The usual excuses distractors forward are the need to preserve public culture, the need to maintain secularism, and public security needs, among others. For the cultural argument, having a headscarf is culturally accepted in the majority of the Ethiopian society irrespective of religion, and, even, until recently, brides used to wear veils for their wedding. The public security argument also doesn’t hold water, as hijab has never been an agenda in more sensitive areas like airports.
Finally, secularism in all its versions doesn’t mean calling for abandoning one’s belief unless it is taken as anti-religious secularism. Most of all, if there is a public cause for limiting the wearing of headscarves, it is not the business of individual teachers, school officials, even education bureaus, or the Ministry of Education. Constitutional rights may be limited by law, parliamentary act, or at least by regulation of the Council of Ministers.
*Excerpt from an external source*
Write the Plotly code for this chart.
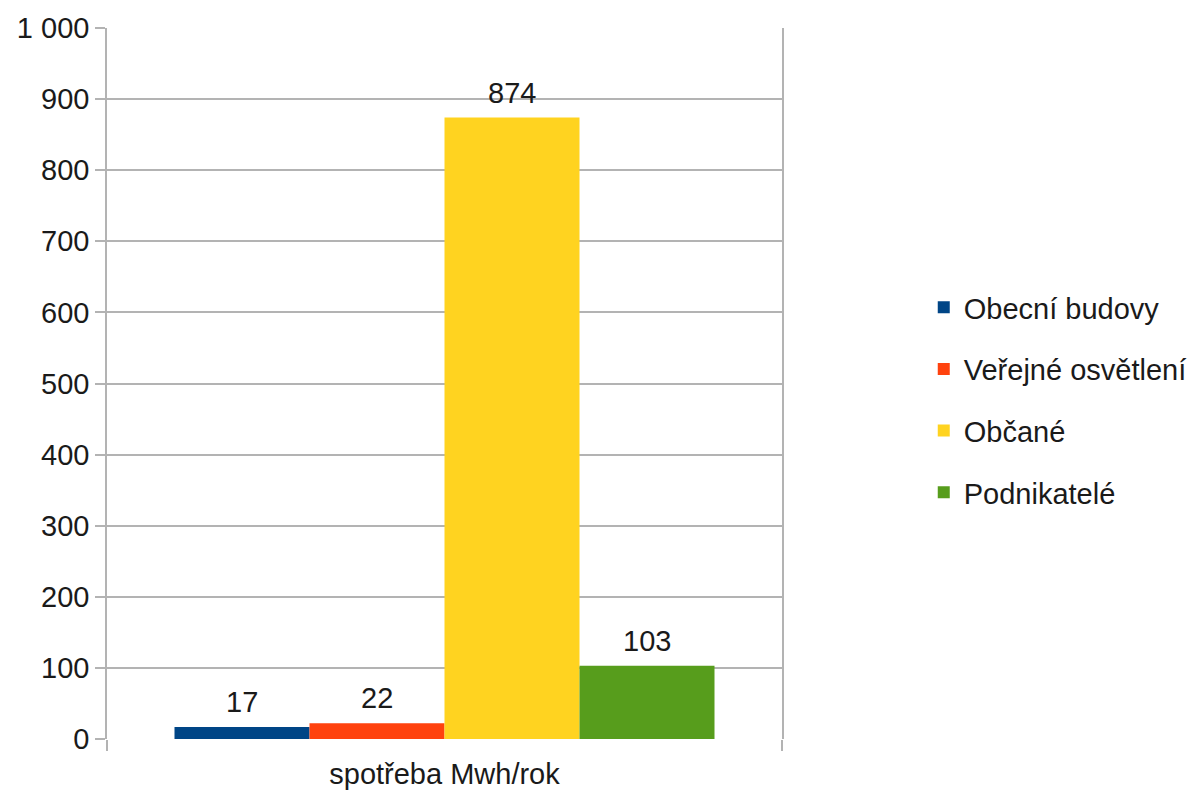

Village chiefs and line ministries may not limit constitutionally recognized rights through a directive or a circular.
Article 27(5) of the Constitution clearly provides that any limitation on the manifestation of religion should be prescribed by law. Federal Negarit Gazeta Establishment Proclamation No. 3/1995 provides that “all laws of the federal government shall be published in the Federal Negarit Gazeta.” Thus, directives and circulars issued by any organ of the government that are not always published under the Negarit Gazetta do not have the power to limit constitutionally guaranteed rights.
As wearing headscarves is a constitutionally guaranteed liberty that has never been legally limited in Ethiopia, a designed deprivation of such liberties constitutes violence against women. The Declaration on the Elimination of Violence against Women defines violence against women as:
Any act of gender-based violence that results in, or is likely to result in, physical, sexual, or psychological harm or suffering to women, including threats of such acts, coercion, or arbitrary deprivation of liberty, whether occurring in public or in private life.
Similarly, the African Protocol to the African Charter on Human and People’s Rights on the Rights of Women in Africa also defined violence against women as:
All acts perpetrated against women that cause or could cause them physical, sexual, psychological, and economic harm, including the threat to take such acts, or to undertake the imposition of arbitrary restrictions on or deprivation of fundamental freedoms in private or public life in peacetime and during situations of armed conflict or of war;
In both instruments, any measure that deprives or restricts the liberty of women constitutes violence against women. Thus, prohibitions on hijab in educational institutions are a clear form of violence against women. They are gender-based violence against Muslim girls with a deliberate intent to distract them from a hard-earned opportunity to learn.